# Given exercise
Retype the opening lines of the listing below, ending with the line that contains "6.53, 6.21, 5.69, 5.79, 6.04, 6.25, 6.56]", and leave out any pictures.

# Recorded data

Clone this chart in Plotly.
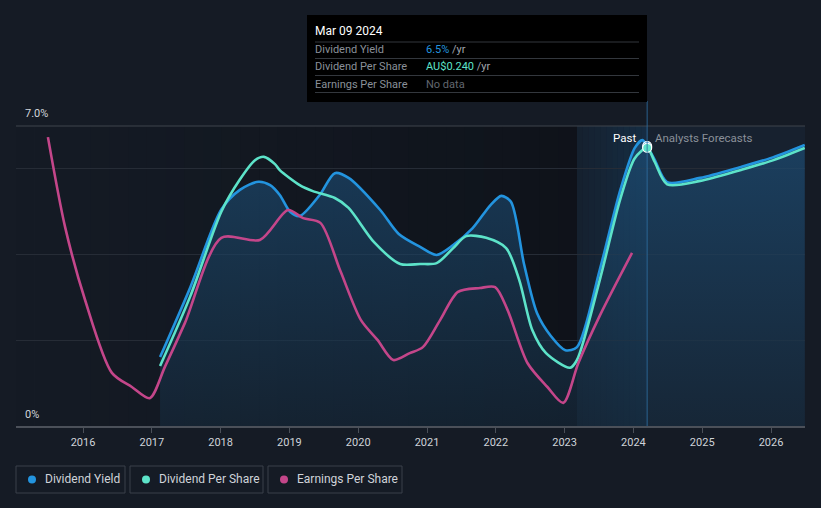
import plotly.graph_objects as go

# ---- data (chart units: % on the yield scale) ----
yield_x = [2017.12, 2017.56, 2018.01, 2018.28, 2018.55, 2018.72, 2018.86, 2019.01, 2019.15, 2019.44,
           2019.66, 2019.86, 2020.32, 2020.59, 2020.90, 2021.14, 2021.38, 2021.66, 2021.92, 2022.08,
           2022.22, 2022.41, 2022.60, 2022.80, 2023.01, 2023.18, 2023.51, 2023.81, 2024.02, 2024.13,
           2024.20, 2024.31, 2024.49, 2024.97, 2025.55, 2025.99, 2026.49]
yield_y = [1.61, 3.24, 5.05, 5.51, 5.70, 5.62, 5.39, 5.00, 4.90, 5.39,
           5.90, 5.79, 5.04, 4.48, 4.18, 3.99, 4.22, 4.61, 5.15, 5.37,
           5.23, 3.78, 2.63, 2.10, 1.77, 1.84, 3.64, 5.51, 6.49, 6.67,
           6.53, 6.21, 5.69, 5.79, 6.04, 6.25, 6.56]

dps_x = [2017.12, 2017.56, 2018.01, 2018.28, 2018.50, 2018.63, 2018.79, 2018.86, 2019.15, 2019.34,
         2019.66, 2019.86, 2020.23, 2020.61, 2020.90, 2021.14, 2021.38, 2021.57, 2021.86, 2022.15,
         2022.34, 2022.53, 2022.73, 2023.08, 2023.18, 2023.51, 2023.81, 2024.02, 2024.20, 2024.31,
         2024.49, 2024.97, 2025.55, 2025.99, 2026.49]
dps_y = [1.40, 3.03, 5.00, 5.75, 6.20, 6.28, 6.11, 5.97, 5.62, 5.48,
         5.32, 5.09, 4.29, 3.78, 3.78, 3.80, 4.15, 4.43, 4.39, 4.15,
         3.41, 2.24, 1.70, 1.36, 1.54, 3.40, 5.30, 6.25, 6.49, 6.16,
         5.64, 5.72, 5.97, 6.18, 6.49]

eps_x = [2015.49, 2015.74, 2016.03, 2016.42, 2016.71, 2016.97, 2017.19, 2017.48, 2018.01, 2018.57,
         2018.98, 2019.20, 2019.45, 2019.74, 2020.04, 2020.28, 2020.51, 2020.75, 2020.94, 2021.19,
         2021.45, 2021.77, 2021.99, 2022.17, 2022.46, 2022.75, 2022.98, 2023.20, 2023.51, 2023.98]
eps_y = [6.74, 4.64, 2.94, 1.24, 0.91, 0.65, 1.38, 2.40, 4.39, 4.34,
         5.04, 4.85, 4.74, 3.62, 2.47, 2.01, 1.54, 1.70, 1.84, 2.47,
         3.13, 3.22, 3.24, 2.71, 1.47, 0.91, 0.54, 1.47, 2.57, 4.04]

year_ticks = [2016, 2017, 2018, 2019, 2020, 2021, 2022, 2023, 2024, 2025, 2026]
year_labels = [str(y) for y in year_ticks]

today_x = 2024.20
today_yield = 6.53
today_dps = 6.49
past_band_start = 2023.18

tooltip_date = "Mar 09 2024"
tooltip_yield = "6.5%"
tooltip_dps = "AU$0.240"
tooltip_eps = "No data"

X0, X1 = 2015.026, 2026.494

BG = "#151b25"
BLUE = "#2394df"
TEAL = "#5de3c9"
MAG = "#c4468a"
GRAY = "#8a9099"

W, H = 821, 508
L, R, T, B = 16, 805, 126, 426


def px(x):
    return (x - L) / (R - L)


def py(y):
    return (B - y) / (B - T)


fig = go.Figure()

fig.add_trace(go.Scatter(
    x=yield_x, y=yield_y, mode="lines", line=dict(color=BLUE, width=2.6, shape="spline", smoothing=0.8),
    fill="tozeroy",
    fillgradient=dict(type="vertical", start=0, stop=7,
                      colorscale=[[0, "rgba(22,42,60,0.6)"], [1, "rgba(30,85,130,0.6)"]]),
    hoverinfo="skip", showlegend=False))
fig.add_trace(go.Scatter(
    x=dps_x, y=dps_y, mode="lines", line=dict(color=TEAL, width=2.6, shape="spline", smoothing=0.8),
    hoverinfo="skip", showlegend=False))
fig.add_trace(go.Scatter(
    x=eps_x, y=eps_y, mode="lines", line=dict(color=MAG, width=2.6, shape="spline", smoothing=0.8),
    hoverinfo="skip", showlegend=False))
fig.add_trace(go.Scatter(
    x=[today_x], y=[today_yield], mode="markers",
    marker=dict(color=BLUE, size=9, line=dict(color="white", width=1.2)),
    hoverinfo="skip", showlegend=False))
fig.add_trace(go.Scatter(
    x=[today_x], y=[today_dps], mode="markers",
    marker=dict(color=TEAL, size=9, line=dict(color="white", width=1.2)),
    hoverinfo="skip", showlegend=False))

shapes = []
# past darkening gradient
n = 30
for i in range(n):
    a = X0 + (past_band_start - X0) * i / n
    b = X0 + (past_band_start - X0) * (i + 1) / n
    t = (i + 0.5) / n
    op = 0.38 * t ** 1.3
    shapes.append(dict(type="rect", xref="x", yref="paper", x0=a, x1=b, y0=0, y1=1,
                       fillcolor=f"rgba(5,6,9,{op:.3f})", line_width=0, layer="below"))
# past year band (lighter blue, gradient)
m = 12
for i in range(m):
    a = past_band_start + (today_x - past_band_start) * i / m
    b = past_band_start + (today_x - past_band_start) * (i + 1) / m
    t = (i + 0.5) / m
    op = 0.10 + 0.22 * t
    shapes.append(dict(type="rect", xref="x", yref="paper", x0=a, x1=b, y0=0, y1=1,
                       fillcolor=f"rgba(25,85,135,{op:.3f})", line_width=0, layer="below"))
# forecast region
shapes.append(dict(type="rect", xref="x", yref="paper", x0=today_x, x1=X1, y0=0, y1=1,
                   fillcolor="rgba(30,45,65,0.35)", line_width=0, layer="below"))
# top line
shapes.append(dict(type="line", xref="paper", yref="paper", x0=0, x1=1, y0=1, y1=1,
                   line=dict(color="#3e444d", width=1), layer="below"))
# today vertical line
shapes.append(dict(type="line", xref="x", yref="paper", x0=today_x, x1=today_x, y0=0, y1=py(101),
                   line=dict(color="rgba(45,110,160,0.7)", width=1.2)))
# tooltip box
shapes.append(dict(type="rect", xref="paper", yref="paper", x0=px(307), x1=px(647), y0=py(102), y1=py(15),
                   fillcolor="#000000", line_width=0))
for sy in [42, 58.5, 75.5, 92.5]:
    shapes.append(dict(type="line", xref="paper", yref="paper", x0=px(315), x1=px(639), y0=py(sy), y1=py(sy),
                       line=dict(color="#33373d", width=1)))
# legend boxes
legend_items = [("Dividend Yield", BLUE, 16, 125), ("Dividend Per Share", TEAL, 130, 263),
                ("Earnings Per Share", MAG, 268, 402)]
for name, col, lx0, lx1 in legend_items:
    shapes.append(dict(type="rect", xref="paper", yref="paper", x0=px(lx0), x1=px(lx1), y0=py(493), y1=py(466),
                       fillcolor=BG, line=dict(color="#3a404a", width=1)))
    shapes.append(dict(type="circle", xref="paper", yref="paper", x0=px(lx0 + 12), x1=px(lx0 + 20),
                       y0=py(483.5), y1=py(475.5), fillcolor=col, line_width=0))

ann = []


def text(x, y, s, color, size, xanchor="left"):
    ann.append(dict(xref="paper", yref="paper", x=px(x), y=py(y), text=s,
                    showarrow=False, xanchor=xanchor, yanchor="middle",
                    font=dict(color=color, size=size, family="Roboto")))


text(23, 114, "7.0%", "#d3d6db", 11)
text(23, 414, "0%", "#d3d6db", 11)
text(638, 138, "Past", "#ffffff", 11.5, xanchor="right")
text(653, 138, "Analysts Forecasts", GRAY, 11.5)
text(313, 31, tooltip_date, "#ffffff", 12)
text(313, 49, "Dividend Yield", GRAY, 11)
text(313, 66, "Dividend Per Share", GRAY, 11)
text(313, 84, "Earnings Per Share", GRAY, 11)
text(424, 49, f"<span style='color:{BLUE}'>{tooltip_yield}</span> /yr", "#a0a5ad", 11)
text(424, 66, f"<span style='color:{TEAL}'>{tooltip_dps}</span> /yr", "#a0a5ad", 11)
text(424, 84, tooltip_eps, "#62676f", 11)
for name, col, lx0, lx1 in legend_items:
    text(lx0 + 27, 479.5, name, "#cfd3d9", 12)

fig.update_layout(
    width=W, height=H,
    margin=dict(l=L, r=W - R, t=T, b=H - B, pad=0),
    paper_bgcolor=BG, plot_bgcolor=BG,
    shapes=shapes, annotations=ann,
    font=dict(family="Roboto", color="#cfd3d9"),
    showlegend=False, hovermode=False,
    xaxis=dict(range=[X0, X1], tickvals=year_ticks, ticktext=year_labels, showgrid=False,
               zeroline=False, showline=True, linecolor="#4b5059", linewidth=1.5,
               ticks="outside", ticklen=5, tickcolor="#4b5059",
               tickfont=dict(size=11, color="#cfd3d9", family="Roboto"), fixedrange=True),
    yaxis=dict(range=[0, 7], tickvals=[2, 4, 6], showticklabels=False, showgrid=True,
               gridcolor="#262c36", gridwidth=1, zeroline=False, showline=False, fixedrange=True),
)

fig.write_html("out.html", config=dict(displayModeBar=False),
               post_script="document.body.style.margin='0';document.body.style.background='#151b25';")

# Result of this exercise
Clone this chart in Plotly.
import plotly.graph_objects as go

# ---- data (chart units: % on the yield scale) ----
yield_x = [2017.12, 2017.56, 2018.01, 2018.28, 2018.55, 2018.72, 2018.86, 2019.01, 2019.15, 2019.44,
           2019.66, 2019.86, 2020.32, 2020.59, 2020.90, 2021.14, 2021.38, 2021.66, 2021.92, 2022.08,
           2022.22, 2022.41, 2022.60, 2022.80, 2023.01, 2023.18, 2023.51, 2023.81, 2024.02, 2024.13,
           2024.20, 2024.31, 2024.49, 2024.97, 2025.55, 2025.99, 2026.49]
yield_y = [1.61, 3.24, 5.05, 5.51, 5.70, 5.62, 5.39, 5.00, 4.90, 5.39,
           5.90, 5.79, 5.04, 4.48, 4.18, 3.99, 4.22, 4.61, 5.15, 5.37,
           5.23, 3.78, 2.63, 2.10, 1.77, 1.84, 3.64, 5.51, 6.49, 6.67,
           6.53, 6.21, 5.69, 5.79, 6.04, 6.25, 6.56]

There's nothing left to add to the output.